Public perception’s a bitch, and I’m as guilty as the next person of jumping to conclusions. For instance, I watched an interview with James Cameron tonight on “60 Minutes.” Morley Safer mentioned Cameron had been married five times. Five times? What a flake, right? Only losers get married that many times!

But wait. I’ve been married four times. Four. Times. One less than Cameron’s five. How does that make me, in the public eye, any different? Most people when they hear I’ve been married four times conclude I have commitment issues. While that is (was) part of the story, it’s by no means the entire truth. Knowing that about myself, I should also know there’s more truth behind Cameron’s five marriages, too. And yet I make snap conclusions.

Then there’s morbid obesity. When I was 300 pounds, how many people probably thought I was that way simply because I ate too much? Again, that’s part of the story, but hardly the entire truth. Yet when I see morbidly obese people, my first thought is they eat too much, too. Geez oh man. I don’t want that conclusion dumped on my plate and yet I dish it out to others!

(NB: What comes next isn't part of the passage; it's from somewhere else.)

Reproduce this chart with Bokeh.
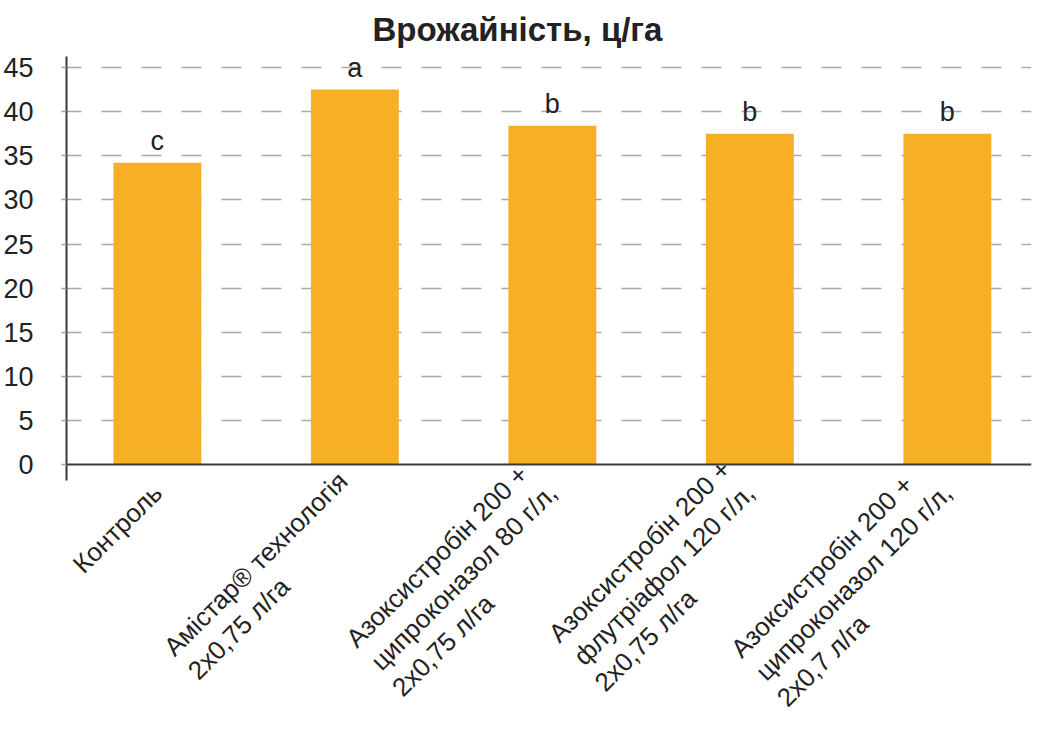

How perverted is that?

To fill people in on our entire truths 24/7 would be exhausting if not impossible. People are going to think what they will. But my terse conclusions of others is needs to change based mostly on my finally confessed fear of being misunderstood.

I’m a bony, middle-aged woman who formerly weighed 300 pounds and has been married four times. If that’s all you knew about me, what would you conclude?

I know what I’d think, and it’s narrow-minded and wrong. But I know that this jump-to-conclusions mindset is something I can change, unlike my collarbones and veins, fat history and four marriages. There’s always more to our stories and the entire truth is probably way more interesting than the story based on our initial conclusions.